GIVEN INFORMATION:
.....

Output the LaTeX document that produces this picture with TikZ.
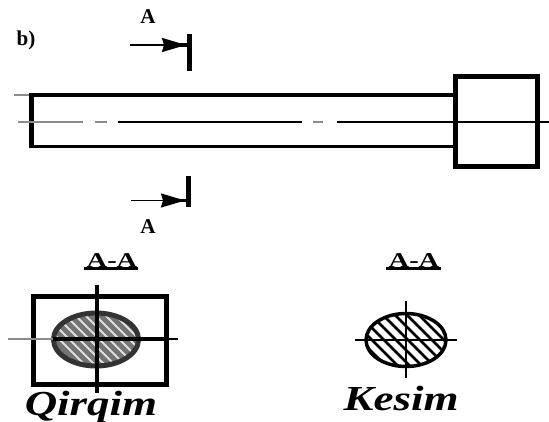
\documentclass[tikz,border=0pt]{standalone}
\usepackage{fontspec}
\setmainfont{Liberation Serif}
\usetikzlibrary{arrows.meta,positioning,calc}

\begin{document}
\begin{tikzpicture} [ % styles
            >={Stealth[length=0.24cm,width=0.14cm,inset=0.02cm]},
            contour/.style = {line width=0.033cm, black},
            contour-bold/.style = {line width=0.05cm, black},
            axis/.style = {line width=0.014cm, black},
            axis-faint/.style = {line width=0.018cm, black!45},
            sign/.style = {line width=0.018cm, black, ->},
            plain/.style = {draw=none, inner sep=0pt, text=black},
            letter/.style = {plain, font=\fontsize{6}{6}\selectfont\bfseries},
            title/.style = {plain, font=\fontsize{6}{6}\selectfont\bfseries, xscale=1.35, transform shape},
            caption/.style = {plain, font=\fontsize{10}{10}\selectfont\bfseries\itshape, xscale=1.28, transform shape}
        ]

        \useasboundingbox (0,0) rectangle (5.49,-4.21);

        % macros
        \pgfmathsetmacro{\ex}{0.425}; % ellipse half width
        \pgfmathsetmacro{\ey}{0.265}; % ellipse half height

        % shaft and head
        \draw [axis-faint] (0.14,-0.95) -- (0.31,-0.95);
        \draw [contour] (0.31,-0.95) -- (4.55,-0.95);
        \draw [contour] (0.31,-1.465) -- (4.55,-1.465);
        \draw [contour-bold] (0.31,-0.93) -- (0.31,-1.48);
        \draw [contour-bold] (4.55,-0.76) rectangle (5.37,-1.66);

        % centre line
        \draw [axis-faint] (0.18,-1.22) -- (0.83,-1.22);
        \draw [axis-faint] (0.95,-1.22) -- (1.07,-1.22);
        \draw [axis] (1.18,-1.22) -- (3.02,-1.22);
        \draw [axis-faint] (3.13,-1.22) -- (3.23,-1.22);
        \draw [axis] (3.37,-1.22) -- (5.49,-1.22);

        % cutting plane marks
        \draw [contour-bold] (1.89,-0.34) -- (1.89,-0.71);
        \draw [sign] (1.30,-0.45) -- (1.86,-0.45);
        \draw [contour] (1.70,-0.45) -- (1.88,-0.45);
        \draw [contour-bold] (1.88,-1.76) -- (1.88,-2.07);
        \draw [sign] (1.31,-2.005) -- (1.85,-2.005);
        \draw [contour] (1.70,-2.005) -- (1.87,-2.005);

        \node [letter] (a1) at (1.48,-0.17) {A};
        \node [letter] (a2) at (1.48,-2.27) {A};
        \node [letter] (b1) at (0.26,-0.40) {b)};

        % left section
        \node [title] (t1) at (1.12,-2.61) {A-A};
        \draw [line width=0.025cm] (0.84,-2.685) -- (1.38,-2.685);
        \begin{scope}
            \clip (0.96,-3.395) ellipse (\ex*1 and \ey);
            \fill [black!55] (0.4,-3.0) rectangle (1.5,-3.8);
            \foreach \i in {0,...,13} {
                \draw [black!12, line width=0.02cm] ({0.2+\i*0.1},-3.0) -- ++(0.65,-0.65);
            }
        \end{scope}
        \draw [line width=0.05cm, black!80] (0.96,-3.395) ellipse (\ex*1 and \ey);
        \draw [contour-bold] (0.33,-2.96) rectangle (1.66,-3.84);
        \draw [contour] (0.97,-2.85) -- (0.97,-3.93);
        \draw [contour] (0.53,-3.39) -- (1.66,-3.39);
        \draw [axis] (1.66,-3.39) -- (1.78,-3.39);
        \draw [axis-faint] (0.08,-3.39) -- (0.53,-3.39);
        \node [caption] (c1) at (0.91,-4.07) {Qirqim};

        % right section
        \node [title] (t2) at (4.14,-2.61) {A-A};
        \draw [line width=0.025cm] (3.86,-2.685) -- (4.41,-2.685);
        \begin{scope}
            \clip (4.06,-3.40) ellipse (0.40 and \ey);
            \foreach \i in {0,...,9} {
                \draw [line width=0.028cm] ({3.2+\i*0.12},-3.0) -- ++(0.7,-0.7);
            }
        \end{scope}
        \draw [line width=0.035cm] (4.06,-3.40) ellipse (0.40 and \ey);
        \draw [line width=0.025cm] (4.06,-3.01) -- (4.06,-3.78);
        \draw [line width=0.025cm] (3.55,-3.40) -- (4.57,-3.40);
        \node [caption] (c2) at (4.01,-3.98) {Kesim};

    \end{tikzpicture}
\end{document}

.....

WHAT YOU SHOULD DO: Quote the full listing above word for word; exclude every picture from the copy.

SOLUTION BELOW:
Output the LaTeX document that produces this picture with TikZ.
\documentclass[tikz,border=0pt]{standalone}
\usepackage{fontspec}
\setmainfont{Liberation Serif}
\usetikzlibrary{arrows.meta,positioning,calc}

\begin{document}
\begin{tikzpicture} [ % styles
            >={Stealth[length=0.24cm,width=0.14cm,inset=0.02cm]},
            contour/.style = {line width=0.033cm, black},
            contour-bold/.style = {line width=0.05cm, black},
            axis/.style = {line width=0.014cm, black},
            axis-faint/.style = {line width=0.018cm, black!45},
            sign/.style = {line width=0.018cm, black, ->},
            plain/.style = {draw=none, inner sep=0pt, text=black},
            letter/.style = {plain, font=\fontsize{6}{6}\selectfont\bfseries},
            title/.style = {plain, font=\fontsize{6}{6}\selectfont\bfseries, xscale=1.35, transform shape},
            caption/.style = {plain, font=\fontsize{10}{10}\selectfont\bfseries\itshape, xscale=1.28, transform shape}
        ]

        \useasboundingbox (0,0) rectangle (5.49,-4.21);

        % macros
        \pgfmathsetmacro{\ex}{0.425}; % ellipse half width
        \pgfmathsetmacro{\ey}{0.265}; % ellipse half height

        % shaft and head
        \draw [axis-faint] (0.14,-0.95) -- (0.31,-0.95);
        \draw [contour] (0.31,-0.95) -- (4.55,-0.95);
        \draw [contour] (0.31,-1.465) -- (4.55,-1.465);
        \draw [contour-bold] (0.31,-0.93) -- (0.31,-1.48);
        \draw [contour-bold] (4.55,-0.76) rectangle (5.37,-1.66);

        % centre line
        \draw [axis-faint] (0.18,-1.22) -- (0.83,-1.22);
        \draw [axis-faint] (0.95,-1.22) -- (1.07,-1.22);
        \draw [axis] (1.18,-1.22) -- (3.02,-1.22);
        \draw [axis-faint] (3.13,-1.22) -- (3.23,-1.22);
        \draw [axis] (3.37,-1.22) -- (5.49,-1.22);

        % cutting plane marks
        \draw [contour-bold] (1.89,-0.34) -- (1.89,-0.71);
        \draw [sign] (1.30,-0.45) -- (1.86,-0.45);
        \draw [contour] (1.70,-0.45) -- (1.88,-0.45);
        \draw [contour-bold] (1.88,-1.76) -- (1.88,-2.07);
        \draw [sign] (1.31,-2.005) -- (1.85,-2.005);
        \draw [contour] (1.70,-2.005) -- (1.87,-2.005);

        \node [letter] (a1) at (1.48,-0.17) {A};
        \node [letter] (a2) at (1.48,-2.27) {A};
        \node [letter] (b1) at (0.26,-0.40) {b)};

        % left section
        \node [title] (t1) at (1.12,-2.61) {A-A};
        \draw [line width=0.025cm] (0.84,-2.685) -- (1.38,-2.685);
        \begin{scope}
            \clip (0.96,-3.395) ellipse (\ex*1 and \ey);
            \fill [black!55] (0.4,-3.0) rectangle (1.5,-3.8);
            \foreach \i in {0,...,13} {
                \draw [black!12, line width=0.02cm] ({0.2+\i*0.1},-3.0) -- ++(0.65,-0.65);
            }
        \end{scope}
        \draw [line width=0.05cm, black!80] (0.96,-3.395) ellipse (\ex*1 and \ey);
        \draw [contour-bold] (0.33,-2.96) rectangle (1.66,-3.84);
        \draw [contour] (0.97,-2.85) -- (0.97,-3.93);
        \draw [contour] (0.53,-3.39) -- (1.66,-3.39);
        \draw [axis] (1.66,-3.39) -- (1.78,-3.39);
        \draw [axis-faint] (0.08,-3.39) -- (0.53,-3.39);
        \node [caption] (c1) at (0.91,-4.07) {Qirqim};

        % right section
        \node [title] (t2) at (4.14,-2.61) {A-A};
        \draw [line width=0.025cm] (3.86,-2.685) -- (4.41,-2.685);
        \begin{scope}
            \clip (4.06,-3.40) ellipse (0.40 and \ey);
            \foreach \i in {0,...,9} {
                \draw [line width=0.028cm] ({3.2+\i*0.12},-3.0) -- ++(0.7,-0.7);
            }
        \end{scope}
        \draw [line width=0.035cm] (4.06,-3.40) ellipse (0.40 and \ey);
        \draw [line width=0.025cm] (4.06,-3.01) -- (4.06,-3.78);
        \draw [line width=0.025cm] (3.55,-3.40) -- (4.57,-3.40);
        \node [caption] (c2) at (4.01,-3.98) {Kesim};

    \end{tikzpicture}
\end{document}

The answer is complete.